Ted Mosby is a psychopath.
Read on if you dare.
Interestingly, the article got picked up by Meaghen Hale, over at TV Consultants, who responded to my unbalanced jabbering with a very reasonable, very sane response.
Ted is romantic and sentimental. He makes grand gestures. He puts his heart on the line. He breaks into Robin’s apartment to serenade her with a cerulean symphony.
Maybe it is insane—but not in the way you think.
Ted is possessed by the insanity of love.
Hear me out. There is a certain point where the cost of love seems to outweigh the benefit. You have to put yourself out there. You have to wait. You have to try and fail, sometimes with a lot of people. You have to take a risk on someone. You have to be vulnerable. You have to give yourself fully and receive wholeheartedly. You have to bear all things, believe all things, hope all things, and endure all things.

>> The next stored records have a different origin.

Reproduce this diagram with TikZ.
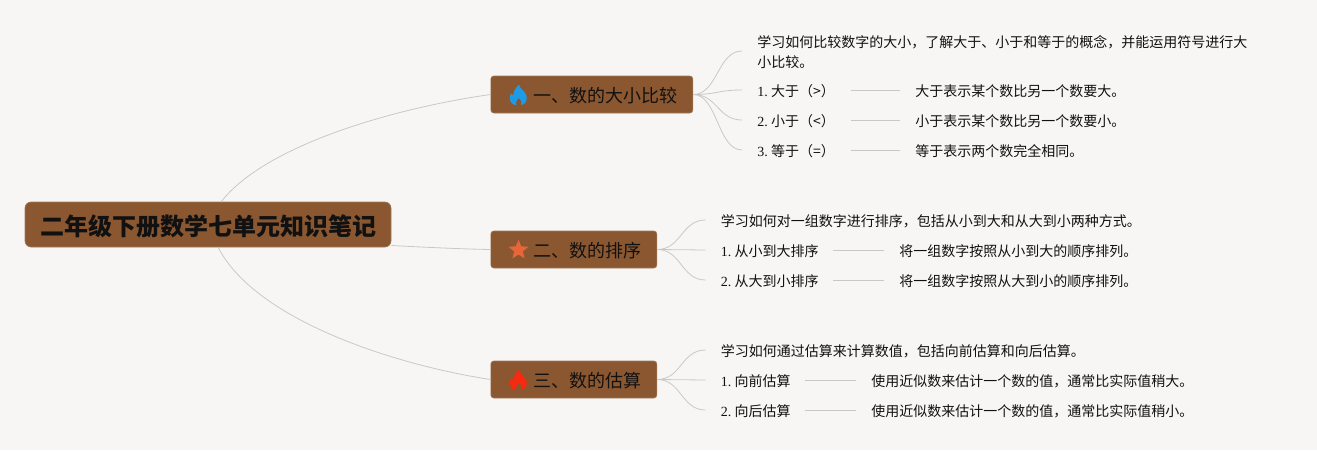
\documentclass[tikz,border=0pt]{standalone}
\usepackage{fontspec}
\setmainfont{Liberation Serif}
\newfontfamily\cjk{Noto Sans CJK SC}
\usetikzlibrary{shapes.geometric,calc}
\definecolor{pagebg}{HTML}{F8F6F4}
\definecolor{boxfill}{HTML}{8A5730}
\definecolor{boxedge}{HTML}{A07A5A}
\definecolor{linkcol}{HTML}{C8C8C6}
\definecolor{textcol}{HTML}{111111}
\definecolor{iconblue}{HTML}{1E9BE8}
\definecolor{iconstar}{HTML}{E8653A}
\definecolor{iconred}{HTML}{F52A10}
\newcommand{\flameicon}[2]{%
  \fill[#2,shift={(#1)}]
    (0.5,-10.5) .. controls (1.5,-6.5) and (4,-5.5) .. (6.5,-2)
    .. controls (9,1.5) and (9,6) .. (5.5,9)
    .. controls (4.5,9.8) and (3.5,10) .. (2.5,10)
    .. controls (4,8) and (3,5.5) .. (0.3,3)
    .. controls (-2,5.5) and (-3.8,8) .. (-2.2,10)
    .. controls (-4,10) and (-5.5,9.5) .. (-6.5,8.5)
    .. controls (-9.5,5.5) and (-9,1) .. (-7.5,-1.5)
    .. controls (-7,-0.5) and (-6.3,0) .. (-5.2,0.5)
    .. controls (-5.5,-3) and (-3,-7) .. (0.5,-10.5) -- cycle;
}
\newcommand{\lbl}[2]{\makebox[#1][l]{#2}}
\newcommand{\num}[1]{{\rmfamily #1.\ }\hspace{-0.2pt}}
\tikzset{
  x=0.75pt,y=-0.75pt,
  rootbox/.style={draw=boxedge,line width=0.5pt,fill=boxfill,rounded corners=4.5pt,
    minimum width=274.5pt,minimum height=33.75pt,inner sep=0pt,text=textcol,
    text height=17pt,text depth=0pt,
    font=\cjk\bfseries\fontsize{18pt}{22pt}\selectfont},
  branchbox/.style={draw=boxedge,line width=0.5pt,fill=boxfill,rounded corners=2.25pt,
    minimum height=27.75pt,inner sep=0pt,text=textcol,anchor=west,text height=13.5pt,text depth=1pt,
    font=\cjk\fontsize{13.5pt}{17pt}\selectfont},
  leaf/.style={anchor=west,inner xsep=11.25pt,inner ysep=0pt,align=left,text=textcol,
    text height=10pt,text depth=1pt,
    font=\cjk\fontsize{10.5pt}{15pt}\selectfont},
  link/.style={draw=linkcol,line width=0.6pt},
  starmark/.style={star,star points=5,star point ratio=2.25,fill=iconstar,inner sep=0pt,minimum size=15.5pt},
}
\begin{document}
\begin{tikzpicture}
\useasboundingbox[fill=pagebg] (0,0) rectangle (1317,450);

\node[rootbox] (root) at (208,224.5) {二年级下册数学七单元知识笔记};
\coordinate (rootT) at (221,202);
\coordinate (rootB) at (218,247);

\node[branchbox,minimum width=151.5pt] (b1) at (490.5,94.5) {\hspace*{31.5pt}一、数的大小比较\hspace*{11.5pt}};
\node[branchbox,minimum width=124.5pt] (b2) at (490.5,249.5) {\hspace*{31.5pt}二、数的排序\hspace*{11.5pt}};
\node[branchbox,minimum width=124.5pt] (b3) at (490.5,379.5) {\hspace*{31.5pt}三、数的估算\hspace*{11.5pt}};
\flameicon{518.5,95}{iconblue}
\node[starmark] (starb2) at (518.5,250) {};
\flameicon{518.5,380}{iconred}

\node[leaf,text height=25pt,text depth=1pt] (a0) at (742,51) {学习如何比较数字的大小，了解大于、小于和等于的概念，并能运用符号进行大\\小比较。};
\node[leaf] (a1) at (742,90) {\lbl{58.5pt}{\num{1}大于（>）}};
\node[leaf] (a2) at (742,120) {\lbl{58.5pt}{\num{2}小于（<）}};
\node[leaf] (a3) at (742,150) {\lbl{58.5pt}{\num{3}等于（=）}};
\node[leaf] (a1x) at (900,90) {大于表示某个数比另一个数要大。};
\node[leaf] (a2x) at (900,120) {小于表示某个数比另一个数要小。};
\node[leaf] (a3x) at (900,150) {等于表示两个数完全相同。};

\node[leaf] (c0) at (705.5,220) {学习如何对一组数字进行排序，包括从小到大和从大到小两种方式。};
\node[leaf] (c1) at (705.5,250) {\lbl{72.4pt}{\num{1}从小到大排序}};
\node[leaf] (c2) at (705.5,280) {\lbl{72.4pt}{\num{2}从大到小排序}};
\node[leaf] (c1x) at (884,250) {将一组数字按照从小到大的顺序排列。};
\node[leaf] (c2x) at (884,280) {将一组数字按照从大到小的顺序排列。};

\node[leaf] (d0) at (705.5,350) {学习如何通过估算来计算数值，包括向前估算和向后估算。};
\node[leaf] (d1) at (705.5,380) {\lbl{51.4pt}{\num{1}向前估算}};
\node[leaf] (d2) at (705.5,410) {\lbl{51.4pt}{\num{2}向后估算}};
\node[leaf] (d1x) at (856,380) {使用近似数来估计一个数的值，通常比实际值稍大。};
\node[leaf] (d2x) at (856,410) {使用近似数来估计一个数的值，通常比实际值稍小。};

\draw[link] (rootT) .. controls (265,145) and (395,108) .. (b1.west);
\draw[link] (root.east) ++(0,21) .. controls (420,247) and (460,249) .. (b2.west);
\draw[link] (rootB) .. controls (255,320) and (395,365) .. (b3.west);

\foreach \p/\c in {b1/a0,b1/a1,b1/a2,b1/a3,b2/c0,b2/c1,b2/c2,b3/d0,b3/d1,b3/d2}{
  \draw[link] (\p.east) .. controls ($(\p.east)!0.5!(\c.west |- \p.east)$) and ($(\c.west)!0.5!(\p.east |- \c.west)$) .. (\c.west);
}
\foreach \s/\t in {a1/a1x,a2/a2x,a3/a3x,c1/c1x,c2/c2x,d1/d1x,d2/d2x}{
  \draw[link] (\s.east) -- (\t.west);
}
\end{tikzpicture}
\end{document}
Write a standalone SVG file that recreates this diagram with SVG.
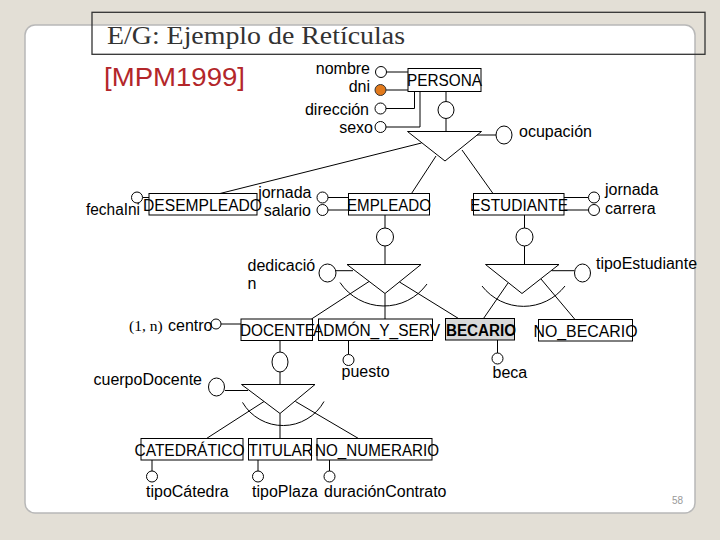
<svg xmlns="http://www.w3.org/2000/svg" width="720" height="540" viewBox="0 0 720 540">
<style>
.t{font-family:"Liberation Sans",Arial,sans-serif;font-size:16px;fill:#000}
.s{font-family:"Liberation Serif","Times New Roman",serif;font-size:15.5px;fill:#000}
.box{fill:none;stroke:#000;stroke-width:1}
.c{fill:#fff;stroke:#000;stroke-width:1}
.ln{fill:none;stroke:#000;stroke-width:1}
</style>
<rect x="0" y="0" width="720" height="540" fill="#e3dfd6"/>
<rect x="25" y="25" width="670" height="488" rx="10" fill="#fff" stroke="#b8b8b8" stroke-width="1.5"/>
<g id="title">
<rect x="92" y="12.3" width="613" height="42" fill="none" stroke="#333" stroke-width="1.3"/>
<text x="107" y="43.5" font-family="Liberation Serif,'Times New Roman',serif" font-size="25.5" fill="#333" textLength="298" lengthAdjust="spacingAndGlyphs">E/G: Ejemplo de Retículas</text>
</g>
<text x="104" y="86" font-family="Liberation Sans,Arial,sans-serif" font-size="25" fill="#b3262a" textLength="141" lengthAdjust="spacingAndGlyphs">[MPM1999]</text>
<text x="672" y="504" font-family="Liberation Sans,Arial,sans-serif" font-size="10" fill="#999">58</text>

<g id="connectors" class="ln">
<path d="M386.5 72H408M385.5 90H408M385.5 108.5H414.5V91.5M385.5 127H420V91.5"/>
<path d="M446 91.5V101.5M446 118.5V131.5M477 135H496"/>
<path d="M421.5 143L220 193.5M436 156L411.5 193.5M462 150L493 193.5"/>
<path d="M142.5 197.5H149M328 197.5H348.5M328 210H348.5M564 197.5H588.5M564 210H588.5"/>
<path d="M385 215V228M385 246V264.5M336 270.7H353"/>
<path d="M369 281.5L311.5 319M385 293.5V319M399.5 282L458.5 318.5"/>
<path d="M340 282.5A53 53 0 0 0 427 284"/>
<path d="M524.5 215V228M524.5 246V264.5M551.5 270.7H574.5"/>
<path d="M508 283L483.5 318.5M541 279L575 319.5"/>
<path d="M482 286A52.5 52.5 0 0 0 565 286"/>
<path d="M221 324H241M280 340.5V352M280 372V384.5M225 390.5H248"/>
<path d="M264 401.5L206.5 438.5M280 413.5V438.5M295.5 401.5L358.5 438.5"/>
<path d="M242.5 402.4A47 47 0 0 0 324 401.5"/>
<path d="M348.5 340.5V354.5M497.5 340V353"/>
<path d="M152 460V471M258 460V471M329.5 460V471"/>
</g>

<g id="persona">
<rect class="box" x="408" y="68.5" width="73" height="23"/>
<text class="t" x="407" y="86" textLength="75" lengthAdjust="spacingAndGlyphs">PERSONA</text>
<ellipse class="c" cx="446" cy="110" rx="8" ry="8.5"/>
<polygon class="ln" points="407.5,131.5 481.5,131.5 445,161"/>
</g>
<g id="attr-nombre"><circle class="c" cx="381" cy="72" r="5.5"/><text class="t" x="370" y="74" text-anchor="end">nombre</text></g>
<g id="attr-dni"><circle cx="380.5" cy="90" r="5.5" fill="#e27a1c" stroke="#333"/><text class="t" x="370" y="92" text-anchor="end">dni</text></g>
<g id="attr-direccion"><circle class="c" cx="380.5" cy="108.5" r="5.5"/><text class="t" x="369" y="114.5" text-anchor="end">dirección</text></g>
<g id="attr-sexo"><circle class="c" cx="380.5" cy="127" r="5.5"/><text class="t" x="373" y="132.5" text-anchor="end">sexo</text></g>
<g id="attr-ocupacion"><ellipse class="c" cx="504" cy="135" rx="8" ry="9"/><text class="t" x="519" y="137">ocupación</text></g>

<g id="desempleado">
<rect class="box" x="149" y="193.5" width="108" height="21.5"/>
<text class="t" x="143" y="210.5" textLength="119" lengthAdjust="spacingAndGlyphs">DESEMPLEADO</text>
</g>
<g id="attr-fechaIni"><circle class="c" cx="137" cy="197.5" r="5.5"/><text class="t" x="86" y="215" textLength="54" lengthAdjust="spacingAndGlyphs">fechaIni</text></g>

<g id="empleado">
<rect class="box" x="348.5" y="193.5" width="81" height="21.5"/>
<text class="t" x="347" y="210.5" textLength="84" lengthAdjust="spacingAndGlyphs">EMPLEADO</text>
<ellipse class="c" cx="385" cy="237" rx="8.5" ry="9"/>
<polygon class="ln" points="347,264.5 421,264.5 385,293.5"/>
</g>
<g id="attr-jornada-e"><circle class="c" cx="322.5" cy="197.5" r="5.5"/><text class="t" x="311.5" y="198" text-anchor="end">jornada</text></g>
<g id="attr-salario"><circle class="c" cx="322.5" cy="210" r="5.5"/><text class="t" x="311" y="216" text-anchor="end">salario</text></g>
<g id="attr-dedicacion"><ellipse class="c" cx="327.5" cy="273" rx="8.5" ry="9"/><text class="t" x="247.5" y="270.5">dedicació</text><text class="t" x="247.5" y="289">n</text></g>

<g id="estudiante">
<rect class="box" x="473.5" y="193.5" width="90.5" height="21.5"/>
<text class="t" x="470" y="210.5" textLength="98" lengthAdjust="spacingAndGlyphs">ESTUDIANTE</text>
<ellipse class="c" cx="524.5" cy="237" rx="8.5" ry="9"/>
<polygon class="ln" points="485.5,264.5 559,264.5 522,293.5"/>
</g>
<g id="attr-jornada-s"><circle class="c" cx="594" cy="197.5" r="5.5"/><text class="t" x="605" y="195">jornada</text></g>
<g id="attr-carrera"><circle class="c" cx="594" cy="210" r="5.5"/><text class="t" x="605" y="214">carrera</text></g>
<g id="attr-tipoEstudiante"><ellipse class="c" cx="582.5" cy="273" rx="8" ry="9"/><text class="t" x="596" y="269" textLength="101" lengthAdjust="spacingAndGlyphs">tipoEstudiante</text></g>

<g id="docente">
<rect class="box" x="241" y="319" width="71.5" height="21.5"/>
<text class="t" x="240" y="336" textLength="75" lengthAdjust="spacingAndGlyphs">DOCENTE</text>
<ellipse class="c" cx="280" cy="362" rx="8" ry="10"/>
<polygon class="ln" points="241.5,384.5 315,384.5 280,413.5"/>
</g>
<g id="attr-centro"><circle class="c" cx="216" cy="324" r="5"/><text class="s" x="129" y="331">(1, n)</text><text class="t" x="168" y="331">centro</text></g>
<g id="attr-cuerpoDocente"><ellipse class="c" cx="216.5" cy="387" rx="8" ry="9"/><text class="t" x="202" y="385" text-anchor="end">cuerpoDocente</text></g>

<g id="admon">
<rect class="box" x="318.5" y="319" width="114" height="21.5"/>
<text class="t" x="313" y="336" textLength="127" lengthAdjust="spacingAndGlyphs">ADMÓN_Y_SERV</text>
</g>
<g id="attr-puesto"><circle class="c" cx="348.5" cy="360" r="5.5"/><text class="t" x="341.5" y="376.5">puesto</text></g>

<g id="becario">
<rect x="445.5" y="318.5" width="69" height="21.5" fill="#d9d9d9" stroke="#000" stroke-width="1"/>
<text class="t" x="446" y="335.5" font-weight="bold" textLength="70" lengthAdjust="spacingAndGlyphs">BECARIO</text>
</g>
<g id="attr-beca"><circle class="c" cx="497.5" cy="358.5" r="5.5"/><text class="t" x="492.5" y="377.5">beca</text></g>

<g id="no-becario">
<rect class="box" x="538.5" y="319.5" width="94" height="21.5"/>
<text class="t" x="533.5" y="336.5" textLength="104" lengthAdjust="spacingAndGlyphs">NO_BECARIO</text>
</g>

<g id="catedratico">
<rect class="box" x="141" y="438.5" width="102" height="21.5"/>
<text class="t" x="134.5" y="455.5" textLength="110" lengthAdjust="spacingAndGlyphs">CATEDRÁTICO</text>
</g>
<g id="attr-tipoCatedra"><circle class="c" cx="152" cy="476.5" r="5.5"/><text class="t" x="146" y="497">tipoCátedra</text></g>

<g id="titular">
<rect class="box" x="248.5" y="438.5" width="63" height="21.5"/>
<text class="t" x="248.5" y="455.5" textLength="64.5" lengthAdjust="spacingAndGlyphs">TITULAR</text>
</g>
<g id="attr-tipoPlaza"><circle class="c" cx="258" cy="476.5" r="5.5"/><text class="t" x="252" y="497">tipoPlaza</text></g>

<g id="no-numerario">
<rect class="box" x="317" y="438.5" width="115" height="21.5"/>
<text class="t" x="315" y="455.5" textLength="124" lengthAdjust="spacingAndGlyphs">NO_NUMERARIO</text>
</g>
<g id="attr-duracionContrato"><circle class="c" cx="329.5" cy="476.5" r="5.5"/><text class="t" x="324" y="497" textLength="122.5" lengthAdjust="spacingAndGlyphs">duraciónContrato</text></g>
</svg>
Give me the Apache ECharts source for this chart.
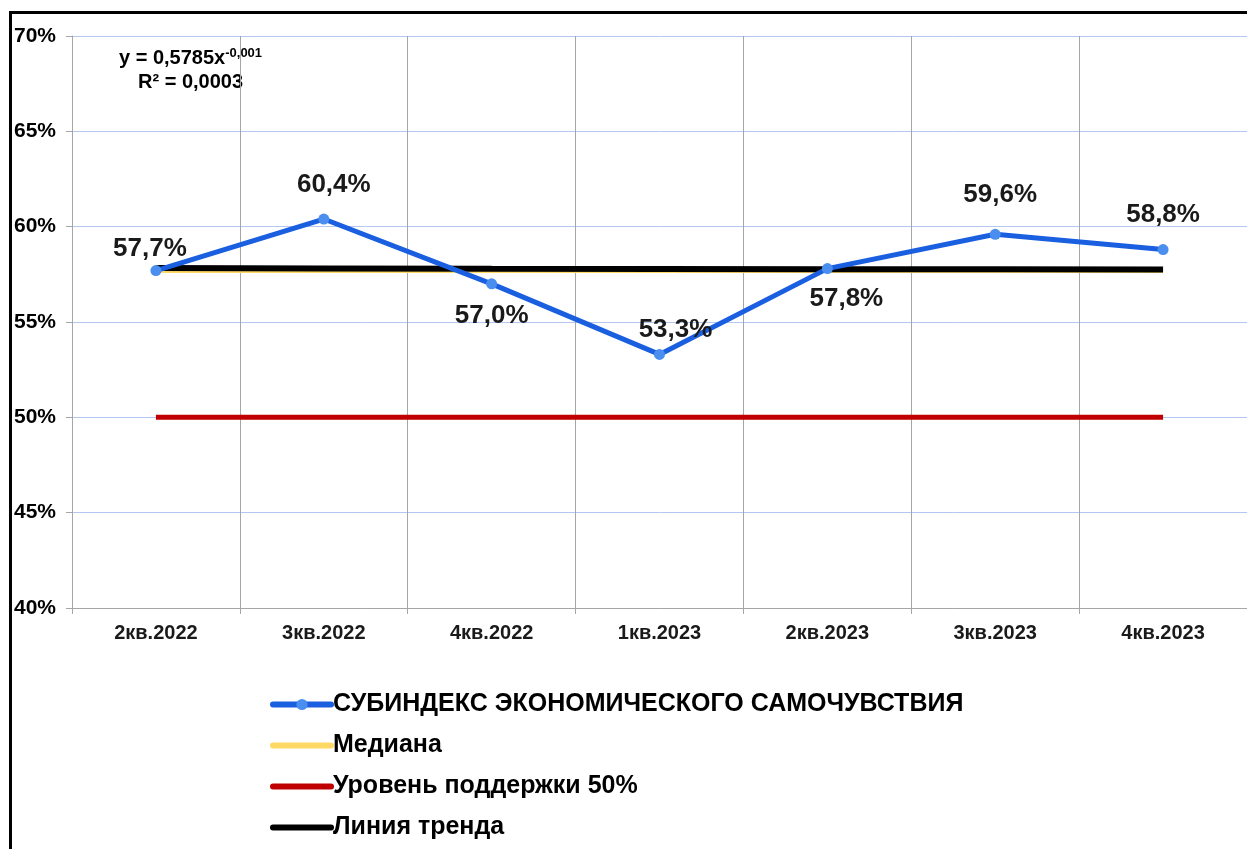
<!DOCTYPE html>
<html>
<head>
<meta charset="utf-8">
<script src="https://cdn.jsdelivr.net/npm/echarts@6/dist/echarts.min.js"></script>
<style>
html,body{margin:0;padding:0;background:#fff;}
#main{width:1247px;height:849px;}
</style>
</head>
<body>
<div id="main"></div>
<script>
var categories = ['2кв.2022', '3кв.2022', '4кв.2022', '1кв.2023', '2кв.2023', '3кв.2023', '4кв.2023'];
var indexValues = [57.7, 60.4, 57.0, 53.3, 57.8, 59.6, 58.8];
var medianValues = [57.7, 57.7, 57.7, 57.7, 57.7, 57.7, 57.7];
var supportValues = [50, 50, 50, 50, 50, 50, 50];
var trendValues = [57.83, 57.81, 57.79, 57.78, 57.77, 57.77, 57.76];
var seriesNames = ['СУБИНДЕКС ЭКОНОМИЧЕСКОГО САМОЧУВСТВИЯ', 'Медиана', 'Уровень поддержки 50%', 'Линия тренда'];

var font = 'Liberation Sans, Arial, sans-serif';
var myChart = echarts.init(document.getElementById('main'));

function fmt(v) {
    return v.toFixed(1).replace('.', ',') + '%';
}

// label placement per point, tuned to the reference
var labelOpts = [
    {position: 'top', offset: [-6, 0], distance: 3},
    {position: 'top', offset: [10, 0], distance: 16},
    {position: 'bottom', distance: 13},
    {position: 'top', offset: [16, 0], distance: 6},
    {position: 'bottom', offset: [19, 0], distance: 12},
    {position: 'top', offset: [5, 0], distance: 21},
    {position: 'top', offset: [0, 0], distance: 16}
];

var indexData = indexValues.map(function (v, i) {
    return {value: v, label: labelOpts[i]};
});

var option = {
    animation: false,
    backgroundColor: '#fff',
    textStyle: {fontFamily: font},
    grid: {left: 72, top: 36, right: -1, bottom: 241},
    xAxis: {
        type: 'category',
        data: categories,
        boundaryGap: true,
        axisLine: {lineStyle: {color: '#a6a6a6', width: 1}},
        axisTick: {show: true, length: 6, lineStyle: {color: '#a6a6a6'}},
        axisLabel: {color: '#1a1a1a', fontWeight: 'bold', fontSize: 20, margin: 15, fontFamily: font},
        splitLine: {show: true, lineStyle: {color: '#a6a6a6', width: 1}}
    },
    yAxis: {
        type: 'value',
        min: 40, max: 70, interval: 5,
        axisLine: {show: true, lineStyle: {color: '#a6a6a6'}},
        axisTick: {show: true, length: 6, lineStyle: {color: '#a6a6a6'}},
        axisLabel: {
            color: '#000', fontWeight: 'bold', fontSize: 21, margin: 16, fontFamily: font,
            formatter: function (v) { return v + '%'; }
        },
        splitLine: {show: true, lineStyle: {color: '#b4c7f0', width: 1}}
    },
    legend: {
        orient: 'vertical',
        left: 270,
        top: 692,
        padding: 0,
        itemGap: 16,
        itemWidth: 58,
        itemHeight: 14,
        lineStyle: {width: 6, cap: 'round'},
        textStyle: {fontSize: 25, fontWeight: 'bold', color: '#000', fontFamily: font, padding: [0, 0, 0, -3]},
        data: [
            {name: seriesNames[0]},
            {name: seriesNames[1], itemStyle: {opacity: 0}},
            {name: seriesNames[2], itemStyle: {opacity: 0}},
            {name: seriesNames[3], itemStyle: {opacity: 0}}
        ]
    },
    series: [
        {
            name: seriesNames[1],
            type: 'line',
            data: medianValues,
            symbol: 'none',
            lineStyle: {color: '#ffd966', width: 5},
            itemStyle: {color: '#ffd966'},
            z: 2
        },
        {
            name: seriesNames[2],
            type: 'line',
            data: supportValues,
            symbol: 'none',
            lineStyle: {color: '#c00000', width: 5},
            itemStyle: {color: '#c00000'},
            z: 2
        },
        {
            name: seriesNames[3],
            type: 'line',
            data: trendValues,
            symbol: 'none',
            lineStyle: {color: '#000', width: 6},
            itemStyle: {color: '#000'},
            z: 3
        },
        {
            name: seriesNames[0],
            type: 'line',
            data: indexData,
            symbol: 'circle',
            symbolSize: 11,
            lineStyle: {color: '#1a5fe0', width: 5},
            itemStyle: {color: '#4a8ef0'},
            label: {
                show: true,
                fontSize: 26,
                fontWeight: 'bold',
                color: '#1a1a1a',
                fontFamily: font,
                formatter: function (p) { return fmt(p.value); }
            },
            z: 4
        }
    ],
    graphic: [
        {
            type: 'rect',
            left: 8, top: 10,
            shape: {width: 1260, height: 860},
            style: {fill: 'none', stroke: '#000', lineWidth: 3},
            silent: true
        },
        {
            type: 'text',
            left: 119, top: 47,
            style: {
                text: '{a|y = 0,5785x}{s|-0,001}',
                rich: {
                    a: {fontSize: 20, fontWeight: 'bold', fontFamily: font, fill: '#000'},
                    s: {fontSize: 13, fontWeight: 'bold', fontFamily: font, fill: '#000', verticalAlign: 'top', padding: [0, 0, 9, 0]}
                }
            }
        },
        {
            type: 'text',
            left: 138, top: 72,
            style: {text: 'R² = 0,0003', font: 'bold 20px ' + font, fill: '#000'}
        }
    ]
};

myChart.setOption(option);
</script>
</body>
</html>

Fair point, Meaghen! One thing, though—you say that Ted's "eidetic memory" is evidence of his sanity. I think it's the exact opposite. No one can tell such vivid stories accurately. Either he's embellishing the narrative to make himself the hero and not the villain, or the whole story has been fabricated by his twisted, broken mind. His memory isn't eidetic—it's hallucinatory.
Or it's just a totally pleasant TV show that I maybe shouldn't make such a big deal about. That could be it too.